The dollar fell 0.45 percent against a basket of six major currencies and 0.27 percent against the yen, trading at 97.97. The euro rose 0.08 percent at 1.3532.

MSCI's all-country equity stock index was down 0.73 percent, while the broad FTSEurofirst 300 index of regional shares was down 0.65 percent at 1,246.38.

The Dow Jones industrial average was down 106.70 points, or 0.70 percent, at 15,151.54. The Standard & Poor's 500 Index was down 9.52 points, or 0.56 percent, at 1,682.23. The Nasdaq Composite Index was down 14.12 points, or 0.37 percent, at 3,767.48.

Wall Street has weathered similar incidents in the past. During a shutdown from December 15, 1995, to January 6, 1996, the S&P 500 added 0.1 percent. During the November 13 to November 19, 1995 shutdown, the benchmark index rose 1.3 percent, according to data by Jason Goepfert, president of SentimenTrader.com.

That precedent may not hold this time, given that economic growth continues to be weak. Wall Street may also be ripe for a sell-off, with the S&P near an all-time high after having escaped any sustained pullback so far this year.

Economic data showed the Chicago Purchasing Managers index rose more than expected in September, climbing to 55.7 from 53 the previous month. Analysts were expecting a reading of 54.
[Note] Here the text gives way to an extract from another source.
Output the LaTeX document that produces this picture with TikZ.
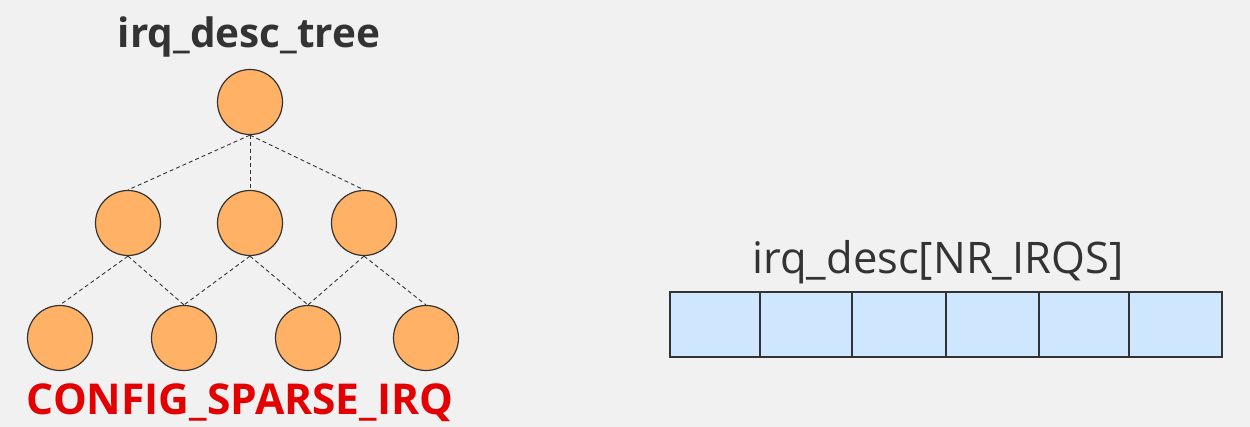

U.S. Treasuries prices fell, with the benchmark 10-year U.S. Treasury bond off 3/32 in price to yield 2.639 percent.

"The best way to say what the market is doing right now is that it's pricing in a partial government," said John Herrmann, director of interest rates strategy at Mitsubishi UFJ Securities in New York.

Brent crude oil fell, heading for its first monthly decline since May, as the looming U.S. government shutdown clouded the outlook for demand, while tensions over Iran continued to ease.

Brent was down 48 cents to $108.15 a barrel. U.S. crude was down $1.10 at $101.77 a barrel.